Different greenback rates for different people: A new set of challenges

Panorama

15 September, 2022, 09:00 am
Last modified: 15 September, 2022, 12:10 pm
As the remitters are set to get a better rate for the dollar, some exporters may try to pass off at least some of their export earnings as remittance

On Sunday, banks operating in Bangladesh announced that they have set the maximum exchange rate of the US dollar against taka for export-import bills and remittances. The rates were fixed at a meeting between the Bangladesh Foreign Exchange Dealers Association (BAFEDA), a platform of banks, and the Association of Bankers, Bangladesh (ABB), a platform of managing directors of banks in Bangladesh.

In accordance with the meeting decision, banks in Bangladesh would offer a maximum of 108 taka per dollar to the overseas exchange houses abroad for receiving inward remittances from 12 September onwards. 

Also, the banks will quote a maximum of 99 taka per dollar for procuring export proceeds from the exporters. And the rate for importers will be fixed in keeping with the weighted average rates of the exchange houses and the exporters.

So, presently there are multiple exchange rates that have complicated the management of the balance of payments. But what does this mean for the economy? Will this move really ease the pressure on depleting foreign exchange reserves and stabilise the forex market? Or will it incentivise various malpractices?
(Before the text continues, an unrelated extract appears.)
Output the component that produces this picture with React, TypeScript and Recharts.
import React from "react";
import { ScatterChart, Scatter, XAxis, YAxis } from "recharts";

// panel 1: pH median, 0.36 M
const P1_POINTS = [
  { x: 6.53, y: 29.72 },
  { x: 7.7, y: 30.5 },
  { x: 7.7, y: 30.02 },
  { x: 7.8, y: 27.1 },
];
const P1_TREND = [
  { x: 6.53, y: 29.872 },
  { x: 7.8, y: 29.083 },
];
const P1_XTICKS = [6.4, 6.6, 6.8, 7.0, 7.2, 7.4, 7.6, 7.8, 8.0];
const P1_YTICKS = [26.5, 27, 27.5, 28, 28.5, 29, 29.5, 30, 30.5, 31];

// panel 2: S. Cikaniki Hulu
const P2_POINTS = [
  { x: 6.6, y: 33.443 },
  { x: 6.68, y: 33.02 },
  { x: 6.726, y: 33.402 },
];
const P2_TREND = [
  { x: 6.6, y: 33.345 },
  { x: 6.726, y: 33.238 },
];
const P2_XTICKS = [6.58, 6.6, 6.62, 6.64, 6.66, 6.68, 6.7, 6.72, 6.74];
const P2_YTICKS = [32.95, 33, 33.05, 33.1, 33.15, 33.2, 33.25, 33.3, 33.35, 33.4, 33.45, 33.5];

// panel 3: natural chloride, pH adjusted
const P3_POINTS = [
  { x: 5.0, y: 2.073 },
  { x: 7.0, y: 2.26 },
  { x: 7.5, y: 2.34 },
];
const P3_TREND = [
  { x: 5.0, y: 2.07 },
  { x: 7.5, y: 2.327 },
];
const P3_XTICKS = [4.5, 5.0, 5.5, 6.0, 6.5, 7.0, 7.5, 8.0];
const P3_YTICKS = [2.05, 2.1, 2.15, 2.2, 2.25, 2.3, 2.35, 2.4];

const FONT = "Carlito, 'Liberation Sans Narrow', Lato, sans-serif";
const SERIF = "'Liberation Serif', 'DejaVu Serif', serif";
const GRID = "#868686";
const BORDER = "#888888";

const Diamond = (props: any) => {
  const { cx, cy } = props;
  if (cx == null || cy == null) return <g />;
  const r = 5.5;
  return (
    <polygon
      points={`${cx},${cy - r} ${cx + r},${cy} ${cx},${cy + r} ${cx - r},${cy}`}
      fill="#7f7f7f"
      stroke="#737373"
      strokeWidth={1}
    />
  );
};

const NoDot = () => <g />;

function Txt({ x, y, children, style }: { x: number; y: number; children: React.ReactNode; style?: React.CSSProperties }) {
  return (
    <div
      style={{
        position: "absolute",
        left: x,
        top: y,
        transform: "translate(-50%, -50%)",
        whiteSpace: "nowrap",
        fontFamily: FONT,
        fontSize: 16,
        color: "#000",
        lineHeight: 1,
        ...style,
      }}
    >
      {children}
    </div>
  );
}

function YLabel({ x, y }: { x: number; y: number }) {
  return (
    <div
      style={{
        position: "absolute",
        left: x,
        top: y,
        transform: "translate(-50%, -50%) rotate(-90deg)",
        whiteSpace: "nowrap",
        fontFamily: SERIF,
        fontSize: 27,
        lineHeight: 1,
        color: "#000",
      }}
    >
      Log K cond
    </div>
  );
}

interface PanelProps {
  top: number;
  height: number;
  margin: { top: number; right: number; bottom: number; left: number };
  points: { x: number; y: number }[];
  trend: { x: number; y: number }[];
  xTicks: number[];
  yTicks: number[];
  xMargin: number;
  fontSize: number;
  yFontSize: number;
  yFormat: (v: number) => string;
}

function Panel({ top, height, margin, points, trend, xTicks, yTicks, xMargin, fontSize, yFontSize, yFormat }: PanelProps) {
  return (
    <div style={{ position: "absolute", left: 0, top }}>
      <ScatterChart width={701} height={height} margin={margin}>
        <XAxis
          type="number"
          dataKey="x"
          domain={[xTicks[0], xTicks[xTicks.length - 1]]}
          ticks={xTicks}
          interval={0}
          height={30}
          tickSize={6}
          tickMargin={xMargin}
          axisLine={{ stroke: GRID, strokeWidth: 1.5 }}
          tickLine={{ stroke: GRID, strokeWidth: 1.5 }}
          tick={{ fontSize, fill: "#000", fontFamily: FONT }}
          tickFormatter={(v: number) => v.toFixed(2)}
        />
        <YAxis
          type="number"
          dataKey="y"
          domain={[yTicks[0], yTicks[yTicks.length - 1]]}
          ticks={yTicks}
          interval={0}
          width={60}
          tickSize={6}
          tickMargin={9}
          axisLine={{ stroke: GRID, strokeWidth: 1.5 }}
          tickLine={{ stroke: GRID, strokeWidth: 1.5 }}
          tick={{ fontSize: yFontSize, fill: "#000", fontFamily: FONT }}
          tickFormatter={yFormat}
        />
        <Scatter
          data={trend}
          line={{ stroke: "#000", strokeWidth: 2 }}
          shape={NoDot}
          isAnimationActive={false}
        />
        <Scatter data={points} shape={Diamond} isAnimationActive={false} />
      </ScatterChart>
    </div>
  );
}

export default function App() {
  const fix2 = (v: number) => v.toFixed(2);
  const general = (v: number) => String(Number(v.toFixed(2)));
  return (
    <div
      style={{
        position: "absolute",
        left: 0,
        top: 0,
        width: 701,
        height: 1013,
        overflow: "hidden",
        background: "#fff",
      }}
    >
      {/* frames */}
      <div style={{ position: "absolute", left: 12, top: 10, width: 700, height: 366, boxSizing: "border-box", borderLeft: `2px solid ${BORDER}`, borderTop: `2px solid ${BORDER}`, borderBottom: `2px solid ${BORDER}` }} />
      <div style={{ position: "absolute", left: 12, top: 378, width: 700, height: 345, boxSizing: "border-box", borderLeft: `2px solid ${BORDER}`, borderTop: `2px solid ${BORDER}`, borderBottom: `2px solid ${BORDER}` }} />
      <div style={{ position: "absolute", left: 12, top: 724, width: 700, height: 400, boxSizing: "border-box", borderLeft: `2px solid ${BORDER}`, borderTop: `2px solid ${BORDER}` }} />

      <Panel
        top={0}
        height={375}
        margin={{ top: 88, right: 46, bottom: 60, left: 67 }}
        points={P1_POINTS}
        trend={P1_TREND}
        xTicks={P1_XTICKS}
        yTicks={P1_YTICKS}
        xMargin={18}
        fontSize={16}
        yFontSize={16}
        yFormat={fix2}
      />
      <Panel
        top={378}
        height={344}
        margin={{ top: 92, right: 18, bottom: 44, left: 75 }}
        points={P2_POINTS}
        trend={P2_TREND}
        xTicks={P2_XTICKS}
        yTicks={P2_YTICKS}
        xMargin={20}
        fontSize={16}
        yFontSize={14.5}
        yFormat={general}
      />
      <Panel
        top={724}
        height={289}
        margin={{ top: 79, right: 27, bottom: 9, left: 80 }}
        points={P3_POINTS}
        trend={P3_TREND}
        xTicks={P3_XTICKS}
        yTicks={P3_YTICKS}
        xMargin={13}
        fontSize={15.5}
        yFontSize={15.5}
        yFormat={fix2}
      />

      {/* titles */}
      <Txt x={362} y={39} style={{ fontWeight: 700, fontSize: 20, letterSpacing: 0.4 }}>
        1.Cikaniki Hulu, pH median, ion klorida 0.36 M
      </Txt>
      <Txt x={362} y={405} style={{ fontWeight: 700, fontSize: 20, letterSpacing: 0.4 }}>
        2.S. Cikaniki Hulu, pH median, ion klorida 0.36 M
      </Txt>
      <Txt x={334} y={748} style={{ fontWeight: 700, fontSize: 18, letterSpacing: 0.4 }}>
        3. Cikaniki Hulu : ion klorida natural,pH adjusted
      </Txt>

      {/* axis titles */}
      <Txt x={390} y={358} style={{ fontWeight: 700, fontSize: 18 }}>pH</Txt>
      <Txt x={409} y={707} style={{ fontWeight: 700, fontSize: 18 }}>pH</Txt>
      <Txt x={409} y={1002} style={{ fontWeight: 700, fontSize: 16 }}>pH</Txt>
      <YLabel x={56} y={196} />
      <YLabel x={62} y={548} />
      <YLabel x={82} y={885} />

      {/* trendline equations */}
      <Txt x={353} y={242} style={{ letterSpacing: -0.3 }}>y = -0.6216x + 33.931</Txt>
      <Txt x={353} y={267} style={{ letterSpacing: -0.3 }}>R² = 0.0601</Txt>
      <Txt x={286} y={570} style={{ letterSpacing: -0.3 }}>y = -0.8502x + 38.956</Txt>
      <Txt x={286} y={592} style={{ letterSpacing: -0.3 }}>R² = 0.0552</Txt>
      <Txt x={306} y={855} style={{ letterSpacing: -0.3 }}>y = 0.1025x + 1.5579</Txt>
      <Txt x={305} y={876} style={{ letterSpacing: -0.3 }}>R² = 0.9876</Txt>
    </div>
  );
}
Experts believe that this multi-tiered floating rate will be confusing and will give rise to its own set of challenges.

"This most recent initiative to unify the exchange rate through the joint efforts of the commercial banking system and the Bangladesh Foreign Exchange Dealers Association (Bafeda) ends up offering three exchange rates: a lower rate for exporters (Tk99/$), a higher rate for remittance earners (Tk108/$) and a weighted average of these rates for importers. While these rates are closer to the market rate, it is puzzling how a 3-tier rate system is regarded as a uniform rate. Most importantly, it penalises exports," said Economist Sadiq Ahmed, the vice-chairman of the Policy Research Institute.

Dr Zahid Hussain, former lead economist of the World Bank's Dhaka office opined that it would be difficult to enforce uniform rates set by Bafeda as it is a peculiar system. In this system, some banks will have higher remittance inflow, while others will have more export encashment, then the LC settlement rate of the ones whose remittance is more will be higher and consumers tend to flock to where they get a lower rate.

He is of the opinion that now the malpractice of export under-invoicing will be encouraged. 

"If I make an export worth $11 million, I will only get Tk99 on the dollar, but I stand to make more if I show this $11 million as $10 million and under invoice $1 million and bring it as remittance. I can do this by either showing the quantity or the price to be lower or a combination of both. I just have to have an understanding with the buyer. And figuring in the price gap and the subsidy provided by the government, I will earn TK10.75 more per dollar. I stand to make a profit of Tk 1 crore. Even if I have to share some of that money with others since there will be audits and I have to convince the buyer; I stand to gain a lot," Zahid Hussain explained.

"There will be a tendency by exporters to show their export earnings as remittance. If I am an exporter, I get (Tk99/$) while someone receiving remittance gets (Tk108/$). This is not logical. So now exports will try to not declare export earnings and pass off at least some of it as remittance," Sadiq echoed Zahid.

Sadiq is of the opinion that this move goes against the grain of the government strategy to promote exports. This according to him is the biggest issue with the strategy.

"Why do we have a deficit in our balance of payments? Because imports exceed exports. How do you correct the balance of payment from deficit? You can't do that just by controlling imports, you have to increase exports as well," said Sadiq.

According to Sadiq, the exchange rate should be harmonised and it should be market determined. It can be 108 today and 111 tomorrow. The main point is there should be one uniform rate and it should be market determined so that everybody, including exporters, importers and remitters get the same rate. This will stabilise the market. 

"If we combine it with demand management through interest rate hike, it will reduce demand," said Sadiq.

"Many fear if the exchange rate is allowed to float, it will become too high. To prevent that from happening, we need to look into the interest rate," he added.

"All over the world, interest rate, exchange rate and fiscal rate work in tandem. Otherwise, you cannot get the desired results," said Sadiq, adding, "It is true that the increase in interest rates will hurt growth in the short term, but so will import and price controls. The adjustment through interest rate will be more orderly because it will allow consumers and investors only to finance the most efficient and high-return projects. It is also sustainable, while inflation control through subsidies and price controls is unsustainable."

Some also fear that since the remittance rate has now been fixed at Tk108 (it was around Tk114-15 previously) it might encourage remitters to resort to methods like Hundi.

" Since this is a sort of buyer syndicate, no one will pay more than Tk108. Exchange houses might reduce their processing fees to encourage remitters, or they might not, and pass off the expense to remitters. So, the possibility that remitters might resort to the hundi channel cannot be dismissed," said Dr Zahid.